Tooth decay in children

Tooth decay is damage to the hard surfaces of teeth. It is also called dental decay or dental caries. It happens when food breaks down in our mouths to form acids. Sugary foods and sugary drinks are more likely to harm teeth in this way.

Teeth are at risk of decay from the time they appear in your baby's mouth. Children with tooth decay are at risk of pain, infection and the early loss of their baby teeth.

Preventing tooth decay

You can protect your baby's teeth from decay with simple daily care. Controlling how often your child has sugary foods and drinks is the most important way to do this.

Babies are not born with a sweet tooth. If you avoid introducing sugary food for as long as possible, you will help protect your baby's teeth.

Good dental routine

Once teeth appear, get into a good routine of cleaning teeth every day. From age 2 years on, clean your child's teeth twice a day with fluoride toothpaste and with adult supervision.

Avoid sugar

Foods and drinks that contain sugar can lead to tooth decay. Read food labels. Sugar may also be called sucrose, fructose, glucose or maltose on labels. 'Low sugar' or 'no added sugar' on the label does not mean that the food or drink is sugar-free.

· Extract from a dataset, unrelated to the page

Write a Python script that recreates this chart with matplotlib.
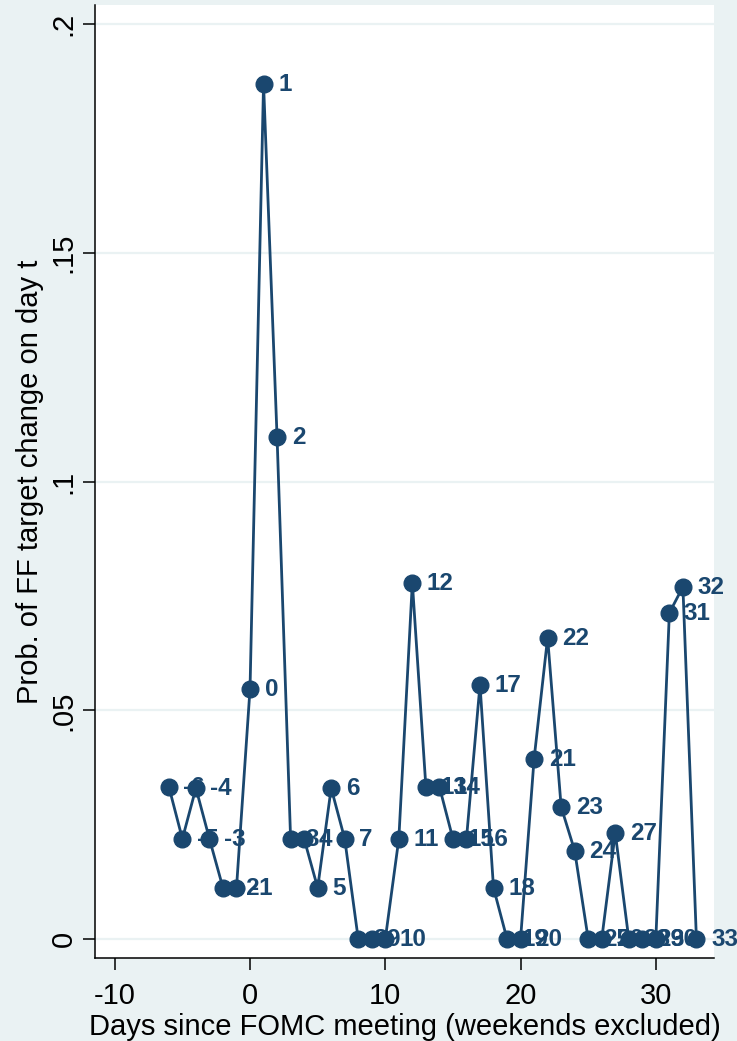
import numpy as np
import matplotlib
matplotlib.use('Agg')
import matplotlib.pyplot as plt

# days since FOMC meeting and probability of a target change on that day
days = list(range(-6, 34))
prob = [0.0333, 0.0219, 0.0330, 0.0219, 0.0112, 0.0112,
        0.0547, 0.1870, 0.1097,
        0.0219, 0.0219, 0.0112, 0.0330, 0.0219,
        0.0, 0.0, 0.0,
        0.0219, 0.0779, 0.0333, 0.0333, 0.0219, 0.0219, 0.0556, 0.0112,
        0.0, 0.0,
        0.0394, 0.0659, 0.0289, 0.0193,
        0.0, 0.0, 0.0232, 0.0, 0.0, 0.0,
        0.0713, 0.0770, 0.0]

yticks = [0, 0.05, 0.1, 0.15, 0.2]
ytick_labels = ['0', '.05', '.1', '.15', '.2']
xticks = [-10, 0, 10, 20, 30]

navy = '#1a476f'
bg = '#eaf2f3'

plt.rcParams['font.family'] = ['Liberation Sans', 'DejaVu Sans']
plt.rcParams['axes.unicode_minus'] = False

fig = plt.figure(figsize=(7.37, 10.41), dpi=100, facecolor=bg)
ax = fig.add_axes([0.1289, 0.0797, 0.8399, 0.9155])
ax.set_facecolor('white')

for yt in yticks:
    ax.axhline(yt, color=bg, lw=1.6, zorder=0)

ax.plot(days, prob, color=navy, lw=2.0, marker='o', ms=12,
        markerfacecolor=navy, markeredgecolor=navy, zorder=3)
for d, p in zip(days, prob):
    ax.annotate(str(d), (d, p), xytext=(10.5, -0.5), textcoords='offset points',
                ha='left', va='center', fontsize=17.5, fontweight='bold',
                color=navy, zorder=4, annotation_clip=False)

ax.set_xlim(-11.46, 34.3)
ax.set_ylim(-0.00415, 0.2042)
ax.set_xticks(xticks)
ax.set_yticks(yticks)
ax.set_yticklabels(ytick_labels, rotation=90, va='center')
ax.tick_params(axis='both', direction='out', length=8.5, width=1.1,
               labelsize=21, color='black', pad=4)
ax.tick_params(axis='x', pad=9)

for s in ['top', 'right']:
    ax.spines[s].set_visible(False)
for s in ['left', 'bottom']:
    ax.spines[s].set_linewidth(1.1)
    ax.spines[s].set_color('black')

ax.set_xlabel('Days since FOMC meeting (weekends excluded)', fontsize=21,
              labelpad=2)
ax.set_ylabel('Prob. of FF target change on day t', fontsize=21, labelpad=4)

fig.savefig('out.png', dpi=100, facecolor=bg)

  • Keep foods and drinks that contain sugar to mealtimes only.
  • Do not give sugary foods as snacks between meals.
  • Give your child milk and water when they want a drink. These are the best drinks for your child's teeth.
  • Keep fruit juice or squash to meal times only, or not at all, and dilute well.
  • Avoid fizzy drinks. They contain a lot of sugar and acid.
  • If your child does drink a fizzy drink, use a straw. It helps keep the fluid away from their teeth.
  • Use sugar-free medicines when available.

Healthy eating

Encourage your child to eat a balanced diet with plenty of fruit, vegetables and fibre.